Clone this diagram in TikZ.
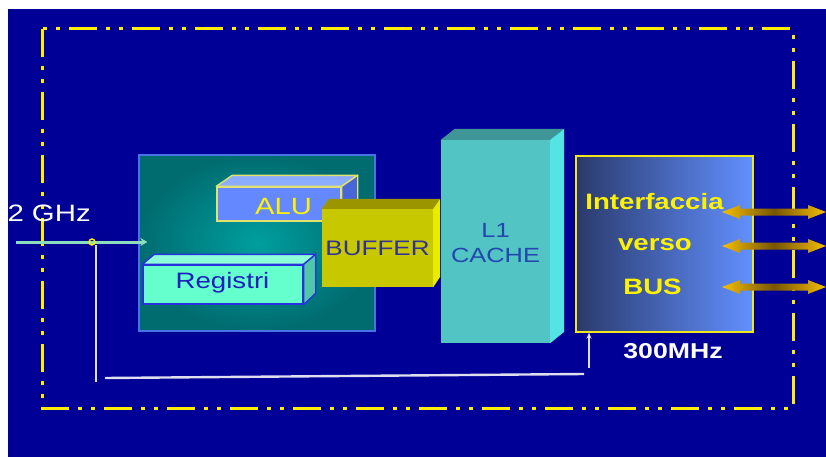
\documentclass[tikz,border=0pt]{standalone}
\usepackage{fontspec}
\setmainfont[FakeStretch=1.24]{Liberation Sans}
\usetikzlibrary{arrows.meta,calc}
\definecolor{bg}{RGB}{0,0,150}
\definecolor{frameyellow}{RGB}{255,238,0}
\definecolor{coreedge}{RGB}{70,115,230}
\definecolor{coreout}{RGB}{0,108,112}
\definecolor{corein}{RGB}{0,158,158}
\definecolor{alufr}{RGB}{100,136,255}
\definecolor{alutp}{RGB}{140,172,255}
\definecolor{alusd}{RGB}{72,102,215}
\definecolor{aluedge}{RGB}{225,225,110}
\definecolor{regfr}{RGB}{100,255,204}
\definecolor{regtp}{RGB}{140,255,218}
\definecolor{regsd}{RGB}{80,200,168}
\definecolor{regedge}{RGB}{40,50,220}
\definecolor{regtxt}{RGB}{30,30,190}
\definecolor{buffr}{RGB}{200,200,0}
\definecolor{buftp}{RGB}{155,150,0}
\definecolor{bufsd}{RGB}{235,235,0}
\definecolor{buftxt}{RGB}{50,50,150}
\definecolor{cachefr}{RGB}{82,196,196}
\definecolor{cachetp}{RGB}{62,150,150}
\definecolor{cachesd}{RGB}{85,228,228}
\definecolor{cachetxt}{RGB}{35,70,175}
\definecolor{busleft}{RGB}{42,58,108}
\definecolor{busright}{RGB}{98,144,255}
\definecolor{busedge}{RGB}{240,230,30}
\definecolor{gold}{RGB}{245,190,0}
\definecolor{golddark}{RGB}{120,85,0}
\definecolor{clkgreen}{RGB}{140,220,190}
\definecolor{wl}{RGB}{222,222,238}
\begin{document}
\begin{tikzpicture}[x=1pt,y=-1pt,
  frame/.style={draw=frameyellow,line width=3pt,
    dash pattern=on 28pt off 9pt on 4pt off 9pt on 4pt off 9pt},
  corebox/.style={rectangle,draw=coreedge,line width=1.2pt,inner color=corein,outer color=coreout,inner sep=0pt},
  alufront/.style={rectangle,fill=alufr,draw=aluedge,line width=1.4pt,inner sep=0pt},
  alutop/.style={fill=alutp,draw=aluedge,line width=1.4pt,line join=round},
  aluside/.style={fill=alusd,draw=aluedge,line width=1.4pt,line join=round},
  regfront/.style={rectangle,fill=regfr,draw=regedge,line width=1.4pt,inner sep=0pt},
  regtop/.style={fill=regtp,draw=regedge,line width=1.4pt,line join=round},
  regside/.style={fill=regsd,draw=regedge,line width=1.4pt,line join=round},
  buffront/.style={rectangle,fill=buffr,inner sep=0pt},
  buftop/.style={fill=buftp},
  bufside/.style={fill=bufsd},
  cachefront/.style={rectangle,fill=cachefr,inner sep=0pt},
  cachetop/.style={fill=cachetp},
  cacheside/.style={fill=cachesd},
  busbox/.style={rectangle,draw=busedge,line width=1.4pt,left color=busleft,right color=busright,inner sep=0pt},
  lbl/.style={anchor=base,inner sep=0pt},
  busarrow/.style={left color=gold,right color=gold,middle color=golddark},
  clk/.style={draw=clkgreen,line width=3pt},
  wline/.style={draw=wl,line width=2.4pt},
  tapdot/.style={draw=frameyellow,line width=1.4pt}
]
\useasboundingbox (0,0) rectangle (826,457);
\fill[white] (0,0) rectangle (826,457);
\fill[bg] (8,9) rectangle (826,457);
\draw[frame] (42,29) rectangle (793,408);

% processor core
\node[corebox,minimum width=236pt,minimum height=176pt] (core) at (257,243) {};

% ALU
\node[alufront,minimum width=124pt,minimum height=34pt] (alu) at (279,204) {};
\filldraw[alutop] (alu.north west) -- ++(16,-11) -- ($(alu.north east)+(16,-11)$) -- (alu.north east) -- cycle;
\filldraw[aluside] (alu.north east) -- ++(16,-11) -- ++(0,34) -- (alu.south east) -- cycle;
\node[lbl,text=yellow,font=\fontsize{23.5}{28}\selectfont] (alulbl) at (283.5,214) {ALU};

% Registri
\node[regfront,minimum width=160pt,minimum height=39pt] (reg) at (223,284.5) {};
\filldraw[regtop] (reg.north west) -- ++(12,-10) -- ($(reg.north east)+(12,-10)$) -- (reg.north east) -- cycle;
\filldraw[regside] (reg.north east) -- ++(12,-10) -- ++(0,39) -- (reg.south east) -- cycle;
\node[lbl,text=regtxt,font=\fontsize{22.3}{27}\selectfont] (reglbl) at (222.5,288) {Registri};

% BUFFER
\node[buffront,minimum width=111pt,minimum height=78pt] (buf) at (377.5,248) {};
\fill[buftop] (buf.north west) -- ++(7,-10) -- ($(buf.north east)+(7,-10)$) -- (buf.north east) -- cycle;
\fill[bufside] (buf.north east) -- ++(7,-10) -- ++(0,78) -- (buf.south east) -- cycle;
\node[lbl,text=buftxt,font=\fontsize{21}{25}\selectfont] (buflbl) at (377.5,255) {BUFFER};

% L1 cache
\node[cachefront,minimum width=109pt,minimum height=203pt] (cache) at (495.5,241.5) {};
\fill[cachetop] (cache.north west) -- ++(14,-11) -- ($(cache.north east)+(14,-11)$) -- (cache.north east) -- cycle;
\fill[cacheside] (cache.north east) -- ++(14,-11) -- ++(0,203) -- (cache.south east) -- cycle;
\node[lbl,text=cachetxt,font=\fontsize{20.5}{25}\selectfont] (l1lbl) at (495.5,237) {L1};
\node[lbl,text=cachetxt,font=\fontsize{20.5}{25}\selectfont] (cachelbl) at (495.5,262) {CACHE};

% bus interface
\node[busbox,minimum width=177pt,minimum height=176pt] (bus) at (664.5,244) {};
\node[lbl,text=yellow,font=\bfseries\fontsize{22.3}{27}\selectfont] (ifl1) at (654.5,209) {Interfaccia};
\node[lbl,text=yellow,font=\bfseries\fontsize{22.3}{27}\selectfont] (ifl2) at (655,250.5) {verso};
\node[lbl,text=yellow,font=\bfseries\fontsize{22.3}{27}\selectfont] (ifl3) at (652.5,294) {BUS};
\node[lbl,text=white,font=\bfseries\fontsize{21.5}{26}\selectfont] (mhz) at (673,358) {300MHz};

% bus arrows
\foreach \c in {212,246,287}{
  \shade[busarrow] (722,\c) -- (740,\c-7) -- (740,\c-3.5) -- (808,\c-3.5) -- (808,\c-7)
    -- (826,\c) -- (808,\c+7) -- (808,\c+3.5) -- (740,\c+3.5) -- (740,\c+7) -- cycle;
}

% clock distribution
\node[lbl,anchor=base east,text=white,font=\fontsize{23.7}{28}\selectfont] (ghz) at (91,221) {2 GHz};
\coordinate (clkin) at (16,242);
\coordinate (tap) at (92,242);
\draw[clk,-{Stealth[length=7pt,width=8pt]}] (clkin) -- ($(clkin -| core.west)+(9,0)$);
\coordinate (d1) at (96,245);
\coordinate (d2) at (96,382);
\draw[wline] (d1) -- (d2);
\coordinate (h1) at (105,378);
\coordinate (h2) at (584,374);
\draw[wline] (h1) -- (h2);
\coordinate (up) at (589,368);
\draw[wline,line width=2pt,-{Stealth[length=6pt,width=5pt]}] (up) -- (up |- bus.south);
\draw[tapdot] (tap) circle (3);
\fill[white] (0,0) rectangle (8,457);
\end{tikzpicture}
\end{document}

▸ Given exercise
Repeat all the data as it stands, dropping any images it holds.

▸ Task result
Clone this diagram in TikZ.
\documentclass[tikz,border=0pt]{standalone}
\usepackage{fontspec}
\setmainfont[FakeStretch=1.24]{Liberation Sans}
\usetikzlibrary{arrows.meta,calc}
\definecolor{bg}{RGB}{0,0,150}
\definecolor{frameyellow}{RGB}{255,238,0}
\definecolor{coreedge}{RGB}{70,115,230}
\definecolor{coreout}{RGB}{0,108,112}
\definecolor{corein}{RGB}{0,158,158}
\definecolor{alufr}{RGB}{100,136,255}
\definecolor{alutp}{RGB}{140,172,255}
\definecolor{alusd}{RGB}{72,102,215}
\definecolor{aluedge}{RGB}{225,225,110}
\definecolor{regfr}{RGB}{100,255,204}
\definecolor{regtp}{RGB}{140,255,218}
\definecolor{regsd}{RGB}{80,200,168}
\definecolor{regedge}{RGB}{40,50,220}
\definecolor{regtxt}{RGB}{30,30,190}
\definecolor{buffr}{RGB}{200,200,0}
\definecolor{buftp}{RGB}{155,150,0}
\definecolor{bufsd}{RGB}{235,235,0}
\definecolor{buftxt}{RGB}{50,50,150}
\definecolor{cachefr}{RGB}{82,196,196}
\definecolor{cachetp}{RGB}{62,150,150}
\definecolor{cachesd}{RGB}{85,228,228}
\definecolor{cachetxt}{RGB}{35,70,175}
\definecolor{busleft}{RGB}{42,58,108}
\definecolor{busright}{RGB}{98,144,255}
\definecolor{busedge}{RGB}{240,230,30}
\definecolor{gold}{RGB}{245,190,0}
\definecolor{golddark}{RGB}{120,85,0}
\definecolor{clkgreen}{RGB}{140,220,190}
\definecolor{wl}{RGB}{222,222,238}
\begin{document}
\begin{tikzpicture}[x=1pt,y=-1pt,
  frame/.style={draw=frameyellow,line width=3pt,
    dash pattern=on 28pt off 9pt on 4pt off 9pt on 4pt off 9pt},
  corebox/.style={rectangle,draw=coreedge,line width=1.2pt,inner color=corein,outer color=coreout,inner sep=0pt},
  alufront/.style={rectangle,fill=alufr,draw=aluedge,line width=1.4pt,inner sep=0pt},
  alutop/.style={fill=alutp,draw=aluedge,line width=1.4pt,line join=round},
  aluside/.style={fill=alusd,draw=aluedge,line width=1.4pt,line join=round},
  regfront/.style={rectangle,fill=regfr,draw=regedge,line width=1.4pt,inner sep=0pt},
  regtop/.style={fill=regtp,draw=regedge,line width=1.4pt,line join=round},
  regside/.style={fill=regsd,draw=regedge,line width=1.4pt,line join=round},
  buffront/.style={rectangle,fill=buffr,inner sep=0pt},
  buftop/.style={fill=buftp},
  bufside/.style={fill=bufsd},
  cachefront/.style={rectangle,fill=cachefr,inner sep=0pt},
  cachetop/.style={fill=cachetp},
  cacheside/.style={fill=cachesd},
  busbox/.style={rectangle,draw=busedge,line width=1.4pt,left color=busleft,right color=busright,inner sep=0pt},
  lbl/.style={anchor=base,inner sep=0pt},
  busarrow/.style={left color=gold,right color=gold,middle color=golddark},
  clk/.style={draw=clkgreen,line width=3pt},
  wline/.style={draw=wl,line width=2.4pt},
  tapdot/.style={draw=frameyellow,line width=1.4pt}
]
\useasboundingbox (0,0) rectangle (826,457);
\fill[white] (0,0) rectangle (826,457);
\fill[bg] (8,9) rectangle (826,457);
\draw[frame] (42,29) rectangle (793,408);

% processor core
\node[corebox,minimum width=236pt,minimum height=176pt] (core) at (257,243) {};

% ALU
\node[alufront,minimum width=124pt,minimum height=34pt] (alu) at (279,204) {};
\filldraw[alutop] (alu.north west) -- ++(16,-11) -- ($(alu.north east)+(16,-11)$) -- (alu.north east) -- cycle;
\filldraw[aluside] (alu.north east) -- ++(16,-11) -- ++(0,34) -- (alu.south east) -- cycle;
\node[lbl,text=yellow,font=\fontsize{23.5}{28}\selectfont] (alulbl) at (283.5,214) {ALU};

% Registri
\node[regfront,minimum width=160pt,minimum height=39pt] (reg) at (223,284.5) {};
\filldraw[regtop] (reg.north west) -- ++(12,-10) -- ($(reg.north east)+(12,-10)$) -- (reg.north east) -- cycle;
\filldraw[regside] (reg.north east) -- ++(12,-10) -- ++(0,39) -- (reg.south east) -- cycle;
\node[lbl,text=regtxt,font=\fontsize{22.3}{27}\selectfont] (reglbl) at (222.5,288) {Registri};

% BUFFER
\node[buffront,minimum width=111pt,minimum height=78pt] (buf) at (377.5,248) {};
\fill[buftop] (buf.north west) -- ++(7,-10) -- ($(buf.north east)+(7,-10)$) -- (buf.north east) -- cycle;
\fill[bufside] (buf.north east) -- ++(7,-10) -- ++(0,78) -- (buf.south east) -- cycle;
\node[lbl,text=buftxt,font=\fontsize{21}{25}\selectfont] (buflbl) at (377.5,255) {BUFFER};

% L1 cache
\node[cachefront,minimum width=109pt,minimum height=203pt] (cache) at (495.5,241.5) {};
\fill[cachetop] (cache.north west) -- ++(14,-11) -- ($(cache.north east)+(14,-11)$) -- (cache.north east) -- cycle;
\fill[cacheside] (cache.north east) -- ++(14,-11) -- ++(0,203) -- (cache.south east) -- cycle;
\node[lbl,text=cachetxt,font=\fontsize{20.5}{25}\selectfont] (l1lbl) at (495.5,237) {L1};
\node[lbl,text=cachetxt,font=\fontsize{20.5}{25}\selectfont] (cachelbl) at (495.5,262) {CACHE};

% bus interface
\node[busbox,minimum width=177pt,minimum height=176pt] (bus) at (664.5,244) {};
\node[lbl,text=yellow,font=\bfseries\fontsize{22.3}{27}\selectfont] (ifl1) at (654.5,209) {Interfaccia};
\node[lbl,text=yellow,font=\bfseries\fontsize{22.3}{27}\selectfont] (ifl2) at (655,250.5) {verso};
\node[lbl,text=yellow,font=\bfseries\fontsize{22.3}{27}\selectfont] (ifl3) at (652.5,294) {BUS};
\node[lbl,text=white,font=\bfseries\fontsize{21.5}{26}\selectfont] (mhz) at (673,358) {300MHz};

% bus arrows
\foreach \c in {212,246,287}{
  \shade[busarrow] (722,\c) -- (740,\c-7) -- (740,\c-3.5) -- (808,\c-3.5) -- (808,\c-7)
    -- (826,\c) -- (808,\c+7) -- (808,\c+3.5) -- (740,\c+3.5) -- (740,\c+7) -- cycle;
}

% clock distribution
\node[lbl,anchor=base east,text=white,font=\fontsize{23.7}{28}\selectfont] (ghz) at (91,221) {2 GHz};
\coordinate (clkin) at (16,242);
\coordinate (tap) at (92,242);
\draw[clk,-{Stealth[length=7pt,width=8pt]}] (clkin) -- ($(clkin -| core.west)+(9,0)$);
\coordinate (d1) at (96,245);
\coordinate (d2) at (96,382);
\draw[wline] (d1) -- (d2);
\coordinate (h1) at (105,378);
\coordinate (h2) at (584,374);
\draw[wline] (h1) -- (h2);
\coordinate (up) at (589,368);
\draw[wline,line width=2pt,-{Stealth[length=6pt,width=5pt]}] (up) -- (up |- bus.south);
\draw[tapdot] (tap) circle (3);
\fill[white] (0,0) rectangle (8,457);
\end{tikzpicture}
\end{document}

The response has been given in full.